#### [Source records]
————

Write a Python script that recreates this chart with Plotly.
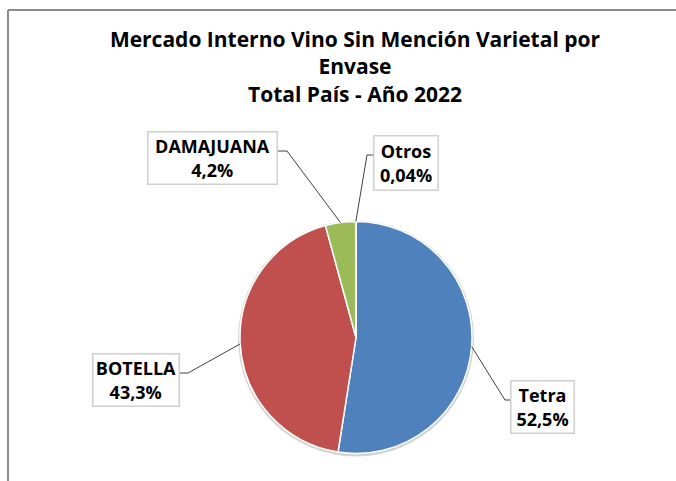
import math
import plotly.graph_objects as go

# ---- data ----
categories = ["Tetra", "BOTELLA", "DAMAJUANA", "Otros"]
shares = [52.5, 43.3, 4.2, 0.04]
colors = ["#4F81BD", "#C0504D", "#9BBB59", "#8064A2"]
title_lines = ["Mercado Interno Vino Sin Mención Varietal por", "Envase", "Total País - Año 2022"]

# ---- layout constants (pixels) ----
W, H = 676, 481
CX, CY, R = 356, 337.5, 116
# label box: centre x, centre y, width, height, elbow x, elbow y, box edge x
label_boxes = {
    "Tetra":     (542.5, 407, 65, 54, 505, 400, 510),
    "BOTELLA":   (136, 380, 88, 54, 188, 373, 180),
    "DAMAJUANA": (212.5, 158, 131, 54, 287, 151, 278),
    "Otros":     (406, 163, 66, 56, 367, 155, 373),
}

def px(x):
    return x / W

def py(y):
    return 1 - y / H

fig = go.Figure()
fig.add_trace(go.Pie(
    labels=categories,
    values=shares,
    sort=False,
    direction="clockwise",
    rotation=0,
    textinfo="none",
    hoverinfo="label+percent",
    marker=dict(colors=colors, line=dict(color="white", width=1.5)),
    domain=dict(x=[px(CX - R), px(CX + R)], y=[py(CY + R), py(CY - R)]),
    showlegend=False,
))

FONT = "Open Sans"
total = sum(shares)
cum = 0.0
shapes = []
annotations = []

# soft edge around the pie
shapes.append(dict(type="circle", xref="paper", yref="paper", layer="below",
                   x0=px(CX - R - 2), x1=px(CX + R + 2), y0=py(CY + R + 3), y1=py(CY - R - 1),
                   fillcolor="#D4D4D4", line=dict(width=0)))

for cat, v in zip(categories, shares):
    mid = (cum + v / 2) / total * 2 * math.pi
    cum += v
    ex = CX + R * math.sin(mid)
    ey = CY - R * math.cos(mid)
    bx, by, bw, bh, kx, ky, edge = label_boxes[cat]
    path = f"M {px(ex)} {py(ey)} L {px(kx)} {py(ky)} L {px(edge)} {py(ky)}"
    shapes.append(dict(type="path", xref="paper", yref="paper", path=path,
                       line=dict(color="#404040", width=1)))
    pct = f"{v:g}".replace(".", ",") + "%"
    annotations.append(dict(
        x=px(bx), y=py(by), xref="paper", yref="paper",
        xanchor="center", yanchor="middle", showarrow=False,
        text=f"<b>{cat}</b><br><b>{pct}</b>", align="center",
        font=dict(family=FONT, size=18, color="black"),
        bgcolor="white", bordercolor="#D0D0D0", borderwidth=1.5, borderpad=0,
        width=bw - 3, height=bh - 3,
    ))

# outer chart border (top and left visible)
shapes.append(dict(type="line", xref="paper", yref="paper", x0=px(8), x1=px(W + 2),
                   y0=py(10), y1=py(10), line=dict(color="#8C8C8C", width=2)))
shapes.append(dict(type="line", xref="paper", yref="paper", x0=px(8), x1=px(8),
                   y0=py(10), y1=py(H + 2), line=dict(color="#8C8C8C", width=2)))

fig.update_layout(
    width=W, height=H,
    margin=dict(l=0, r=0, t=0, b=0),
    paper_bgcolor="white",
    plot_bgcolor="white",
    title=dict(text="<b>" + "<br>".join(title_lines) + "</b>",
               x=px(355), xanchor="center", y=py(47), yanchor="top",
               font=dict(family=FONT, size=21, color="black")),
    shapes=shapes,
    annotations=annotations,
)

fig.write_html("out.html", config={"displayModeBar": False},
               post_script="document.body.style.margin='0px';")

————

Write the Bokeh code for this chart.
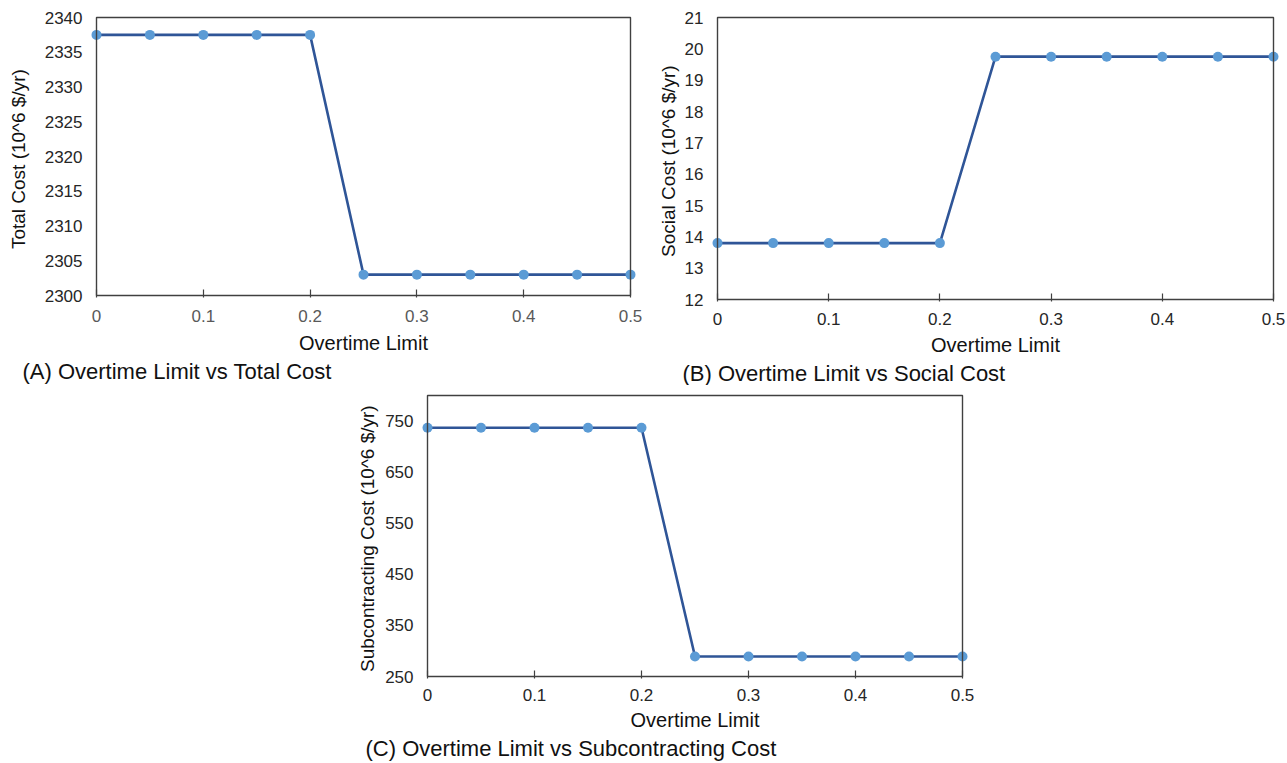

————

#### [Stated task]
Restate word for word the part that opens with the line containing "Write a Python" and closes with the line containing "import plotly.graph_objects as go", both ends included, and nothing else. Omit any images.

#### [Exercise response]
Write a Python script that recreates this chart with Plotly.
import math
import plotly.graph_objects as go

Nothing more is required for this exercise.